Монах шел к одному ему известной цели, уверенно лавируя среди старых трех-, четырехэтажных зданий. Наконец они вышли на небольшую площадь, мощенную булыжником. На другой ее стороне стояла маленькая церквушка. Двери храма были открыты, и из них на улицу пробивался слабый желтоватый свет горевших в глубине свечей.
Миновав входные двери, монах с Дином прошли в молельню, где сидело не больше пяти десятков прихожан, внимательно слушавших проповедь священника, одетого в серый, скрывающий фигуру монашеский наряд. Они устроились на одной из задних пустующих скамеек, и Дин стал прислушиваться к словам, звучавшим с амвона. Акустика помещения была очень плохой, неразборчивое звучание стало действовать на десантника убаюкивающе. Он пару раз стряхивал с себя надвигающееся на него расслабление, пока незаметно для себя не провалился в сон.
Очнувшись, Дин почувствовал себя абсолютно отдохнувшим. Оглядевшись, увидел, что находится в маленькой комнате, где по стенам, на выступах стояло множество горящих свечей. Под ним было деревянное кресло, а напротив него в таком же кресле сидел священник, похожий на того, что читал проповедь.
— Я Домаго, — проговорил церковнослужитель приятным мягким голосом, пристально вглядываясь Дину в глаза. — Один из моих посвященных попросил меня помочь тебе. Скажи, что движет тобой? Чего ты добиваешься в этом мире? Что может принести тебе покой? Если ты хочешь, я могу дать тебе его.

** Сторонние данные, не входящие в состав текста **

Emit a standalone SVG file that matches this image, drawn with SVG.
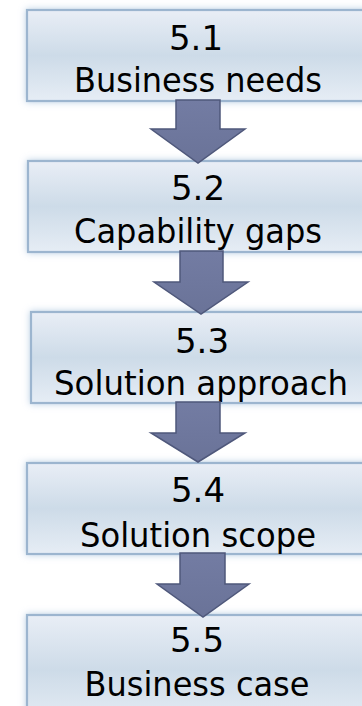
<svg xmlns="http://www.w3.org/2000/svg" width="362" height="706" viewBox="0 0 362 706">
<defs>
<linearGradient id="boxg" x1="0" y1="0" x2="0" y2="1">
<stop offset="0" stop-color="#e9eef6"/>
<stop offset="0.5" stop-color="#cddbe8"/>
<stop offset="1" stop-color="#e6edf5"/>
</linearGradient>
<linearGradient id="arrg" x1="0" y1="0" x2="0" y2="1">
<stop offset="0" stop-color="#737ca3"/>
<stop offset="1" stop-color="#6a7398"/>
</linearGradient>
<filter id="glow" x="-10%" y="-20%" width="120%" height="140%">
<feFlood flood-color="#a9c3de" flood-opacity="0.8"/>
<feComposite operator="in" in2="SourceAlpha"/>
<feGaussianBlur stdDeviation="3.5"/>
<feMerge><feMergeNode/><feMergeNode in="SourceGraphic"/></feMerge>
</filter>
</defs>
<style>
.box{fill:url(#boxg);stroke:#9cb5cf;stroke-width:2.2}
.arr{fill:url(#arrg);stroke:#4f587b;stroke-width:1.5;stroke-linejoin:miter}
text{font-family:"DejaVu Sans","Liberation Sans",sans-serif;font-size:34px;fill:#000;text-anchor:middle}
</style>
<g id="node1">
<rect class="box" x="27" y="10" width="345" height="91" filter="url(#glow)"/>
<text x="196" y="50">5.1</text>
<text x="198" y="92" textLength="248" lengthAdjust="spacingAndGlyphs">Business needs</text>
</g>
<g id="node2">
<rect class="box" x="28" y="161" width="345" height="91" filter="url(#glow)"/>
<text x="198" y="200">5.2</text>
<text x="198" y="243" textLength="248" lengthAdjust="spacingAndGlyphs">Capability gaps</text>
</g>
<g id="node3">
<rect class="box" x="31" y="312" width="345" height="91" filter="url(#glow)"/>
<text x="202" y="353">5.3</text>
<text x="201" y="395" textLength="294" lengthAdjust="spacingAndGlyphs">Solution approach</text>
</g>
<g id="node4">
<rect class="box" x="27" y="463" width="345" height="91" filter="url(#glow)"/>
<text x="198" y="502">5.4</text>
<text x="198" y="547" textLength="236" lengthAdjust="spacingAndGlyphs">Solution scope</text>
</g>
<g id="node5">
<rect class="box" x="27" y="615" width="345" height="110" filter="url(#glow)"/>
<text x="197" y="652">5.5</text>
<text x="197" y="696" textLength="225" lengthAdjust="spacingAndGlyphs">Business case</text>
</g>
<g id="connectors">
<polygon class="arr" points="176,100 220,100 220,129 245,129 198,163 151,129 176,129"/>
<polygon class="arr" points="180,251 223,251 223,282 248,282 201,314 154,282 180,282"/>
<polygon class="arr" points="176,402 220,402 220,433 245,433 198,462 151,433 176,433"/>
<polygon class="arr" points="180,553 225,553 225,584 249,584 203,617 157,584 180,584"/>
</g>
</svg>
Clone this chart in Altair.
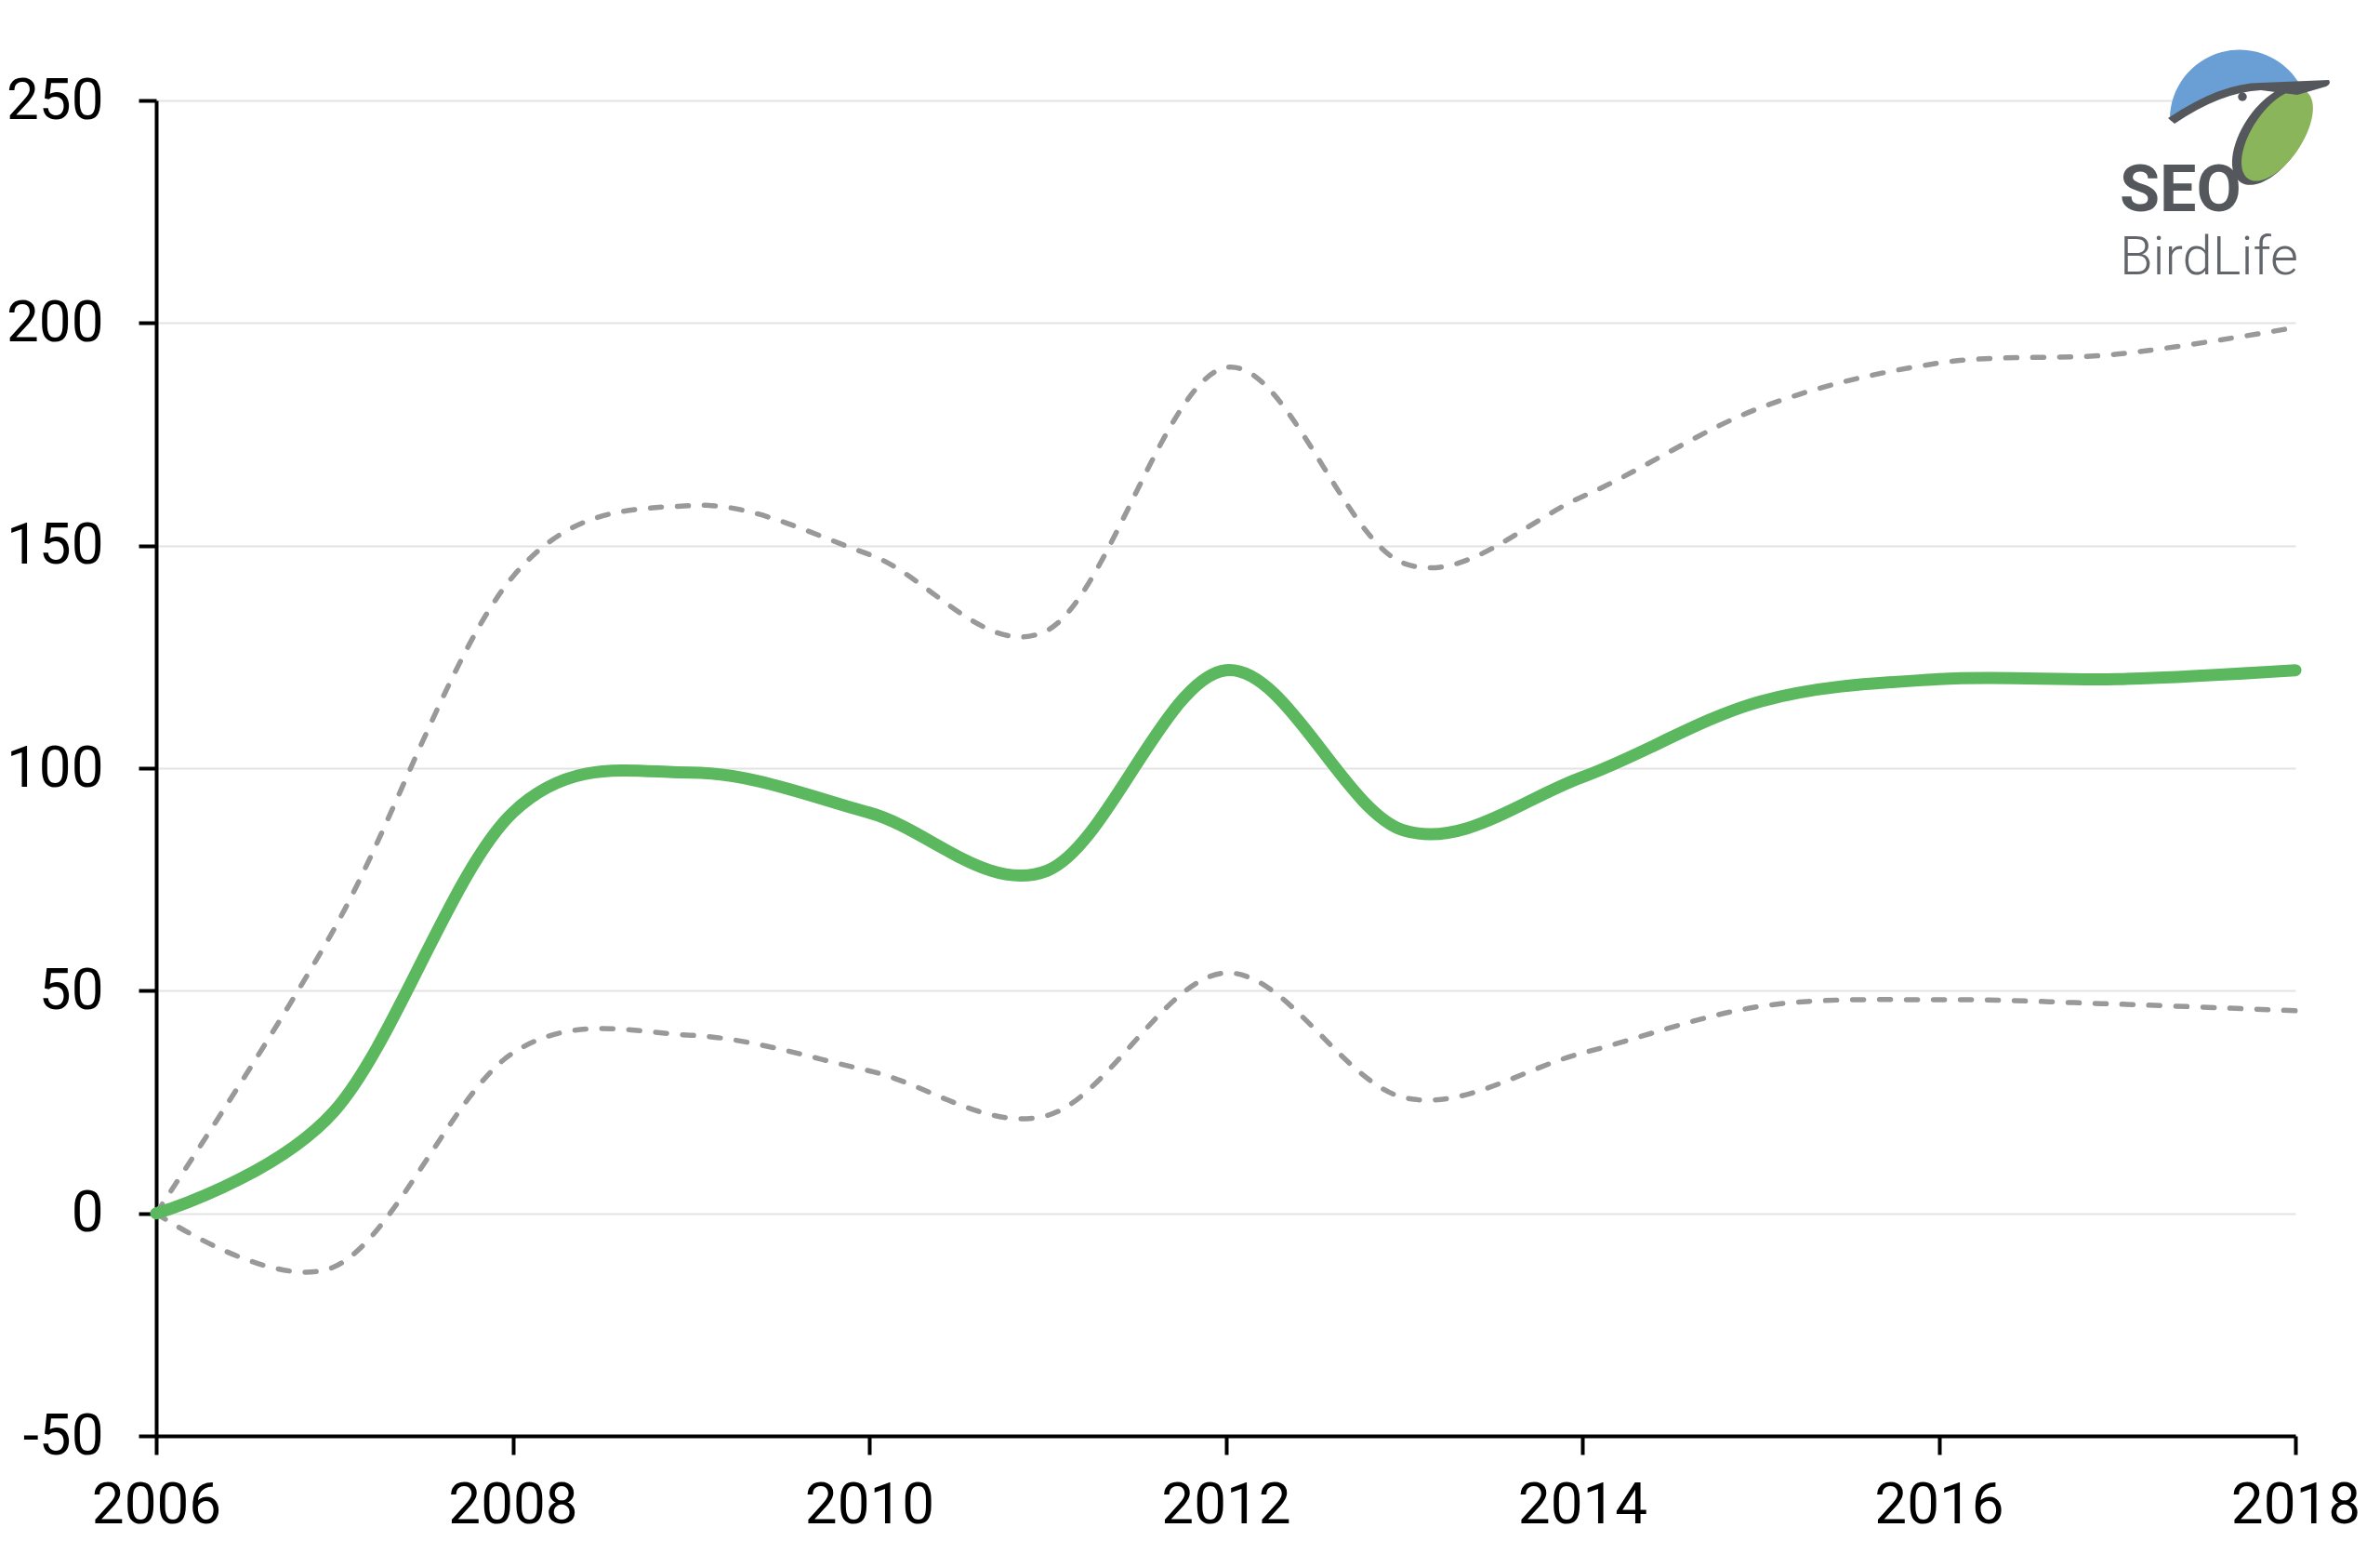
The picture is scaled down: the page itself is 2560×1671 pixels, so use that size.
import altair as alt
import pandas as pd

# ---- data ----
years = list(range(2006, 2019))
trend = [0, 23, 90, 99, 90, 77, 122, 86, 98, 115, 120, 120, 122]
upper = [0, 64, 143, 159, 148, 131, 190, 146, 161, 181, 191, 193, 199]
lower = [0, -12, 36, 40, 32, 22, 54, 26, 36, 46.5, 48, 47, 45.5]

x_ticks = [2006, 2008, 2010, 2012, 2014, 2016, 2018]
y_ticks = [-50, 0, 50, 100, 150, 200, 250]

df = pd.DataFrame({"year": years, "trend": trend, "upper": upper, "lower": lower})

W, H = 2301, 1436
FONT = "Roboto"
GREEN = "#5cb85f"
DASH = "#999999"

x = alt.X("year:Q", scale=alt.Scale(domain=[2006, 2018], nice=False, zero=False),
          axis=alt.Axis(values=x_ticks, format="d", title=None, grid=False,
                        domainColor="black", domainWidth=4, tickColor="black",
                        tickWidth=4, tickSize=20, labelFontSize=62, labelFont=FONT,
                        labelColor="black", labelPadding=24, labelFlush=False))
yaxis = alt.Axis(values=y_ticks, title=None, grid=True, gridColor="#e3e3e3", gridWidth=2,
                 domainColor="black", domainWidth=4, tickColor="black", tickWidth=4,
                 tickSize=19, labelFontSize=62, labelFont=FONT, labelColor="black",
                 labelPadding=38, labelExpr="'' + datum.value")
yscale = alt.Scale(domain=[-50, 250], nice=False, zero=False)

base = alt.Chart(df)
up_line = base.mark_line(color=DASH, strokeWidth=5.5, strokeDash=[12, 17], strokeCap="round",
                         interpolate="cardinal").encode(
    x=x, y=alt.Y("upper:Q", scale=yscale, axis=yaxis))
lo_line = base.mark_line(color=DASH, strokeWidth=5.5, strokeDash=[12, 17], strokeCap="round",
                         interpolate="cardinal").encode(
    x=x, y=alt.Y("lower:Q", scale=yscale))
tr_line = base.mark_line(color=GREEN, strokeWidth=13, interpolate="cardinal",
                         strokeCap="round").encode(
    x=x, y=alt.Y("trend:Q", scale=yscale))

# ---- SEO/BirdLife logo (decoration) ----
logo_df = pd.DataFrame({"logo": ["SEO BirdLife"]})
lb = alt.Chart(logo_df)
LX, LY = 2241, 20  # logo centre inside plot area
BLUE_PATH = "M -0.75 0.0 A 0.75 0.75 0 0 1 0.65 -0.37 L 0.23 -0.35 Q -0.2 -0.33 -0.74 0.02 Z"
ELL_DARK = "M 0.68 -0.33 A 0.60 0.31 -56.3 1 1 0.01 0.68 A 0.60 0.31 -56.3 1 1 0.68 -0.33 Z"
ELL_GREEN = "M 0.72 -0.29 A 0.56 0.27 -56.3 1 1 0.09 0.64 A 0.56 0.27 -56.3 1 1 0.72 -0.29 Z"
BEAK = ("M -0.77 -0.01 Q -0.2 -0.39 0.23 -0.39 L 0.96 -0.42 Q 0.99 -0.38 0.93 -0.35 "
        "L 0.62 -0.26 L 0.23 -0.31 Q -0.2 -0.29 -0.70 0.05 Z")
DARK = "#54585c"

logo_layers = [
    lb.mark_point(shape="circle", filled=True, size=19500, color="white", opacity=1,
                  strokeWidth=0).encode(x=alt.value(LX), y=alt.value(LY + 3)),
    lb.mark_point(shape=BLUE_PATH, filled=True, size=40000, color="#6a9fd5", opacity=1,
                  strokeWidth=0).encode(x=alt.value(LX), y=alt.value(LY)),
    lb.mark_point(shape=ELL_DARK, filled=True, size=40000, color=DARK, opacity=1,
                  strokeWidth=0).encode(x=alt.value(LX), y=alt.value(LY)),
    lb.mark_point(shape=ELL_GREEN, filled=True, size=40000, color="#8ab55b", opacity=1,
                  strokeWidth=0).encode(x=alt.value(LX), y=alt.value(LY)),
    lb.mark_point(shape=BEAK, filled=True, size=40000, color=DARK, opacity=1,
                  strokeWidth=0).encode(x=alt.value(LX), y=alt.value(LY)),
    lb.mark_point(shape="circle", filled=True, size=90, color=DARK, opacity=1,
                  strokeWidth=0).encode(x=alt.value(LX + 3), y=alt.value(LY - 24)),
    lb.mark_text(text="SEO", font=FONT, fontSize=70, fontWeight="bold", color=DARK,
                 align="left", baseline="alphabetic").encode(
        x=alt.value(2112), y=alt.value(119)),
    lb.mark_text(text="BirdLife", font=FONT, fontSize=58, fontWeight=300, color="#62666b",
                 align="left", baseline="alphabetic").encode(
        x=alt.value(2112), y=alt.value(187)),
]

chart = (
    alt.layer(up_line, lo_line, tr_line, *logo_layers)
    .properties(
        width=W, height=H,
        autosize=alt.AutoSizeParams(type="none"),
        padding={"left": 160, "top": 100, "right": 75, "bottom": 115},
    )
    .configure(background="white")
    .configure_view(stroke="transparent", strokeWidth=0, strokeOpacity=0)
    .configure_axisX(grid=False, gridOpacity=0)
)

chart.save("out.html", embed_options={"renderer": "svg", "actions": False})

— Покой мне не нужен, святой отец, и вы это прекрасно знаете. Я, как и вы, пытаюсь добиться в этом мире, в меру своих сил, немного справедливости. А движет мной чувство долга, необходимость борьбы за эту справедливость, но почему я должен за нее бороться — не знаю. Таким, наверно, родился.
— Какое тебе дело до других людей? До их пороков, до их мучений и смерти. Чем ты можешь помочь многодетной матери, сегодня не накормившей своих детей, живущей хотя бы в соседнем городе или на соседней улице? Зачем тебе знать и думать о них? Думай о себе, о своем благополучии. Путь, на который ты вновь хочешь стать, это дорога лишений, тяжелого труда. Он не будет даже заметен, не принесет благодарности, а может принести смерть.
— Мне кажется, святой отец, что с этого пути я и не сходил. Сейчас я просто прошу вернуть мое прошлое, и, каким бы оно ни было, я увижу освещенную им дорогу в будущее. Вы правы, если взять на себя ежеминутную боль миллиардов, не выдержит никакое сердце. Каждый живет в своем мире, ограниченный кругом его общения, интересов, обстановки. Я хочу и стремлюсь сделать так, чтобы мой мир стал немного лучше. Уверен, что есть миры Михаилов, Джонов, Жаков и что они в свою очередь так же, как и я, хотят сделать свои миры более добрыми и счастливыми. Мы сделаем, сколько сможем и успеем. А вы, святой отец, и вам подобные, вырастите новых Джонов и Михаилов. Если бы вы сами думали по-другому, то мир захлестнули бы хаос и тьма.
— Но способы, которыми ты перестраиваешь свой мир, согласись, порой слишком жестоки. Ты берешь на себя функции судьи и палача, подменяешь собой творца.
— Не будете же вы отрицать, святой отец, что каждый человек по-своему творец. В том числе и творец своего счастья. Я пытаюсь тоже творить, может быть, не столько для себя, сколько для других. Вы говорите, что мои методы жестоки. Судья и палач. Но те и другие работают и не мучаются угрызениями совести, когда невиновные идут на рудники или электрический стул. Вы ответите, что они будут наказаны. Я тоже согласен нести наказание, но не раскаюсь в том, что сделал. Нельзя мольбой смягчить палача, как нельзя добрым словом остановить войну. На каждую болезнь есть только свой способ лечения. Боюсь, что и вы, святой отец, грешны, и не всегда ваша проповедь говорит о смирении. А как же тот нищий, бросившийся под машину, чтобы дать возможность мне появиться у вас? Или я ошибаюсь?
Домаго ничего не ответил на последнее заявление десантника, только его губы тронула легкая улыбка.
— Не останавливай идущего, — произнес он.
Очертания его фигуры вдруг начали расплываться в глазах Альбрайта, свет в комнате начал тускнеть. Десантник усилием воли попытался сфокусировать взгляд, но его уже окружала тьма, а тело летело в бездонную пропасть, при этом он не ощущал страха. Его всего переполняло чувство радости и восторга.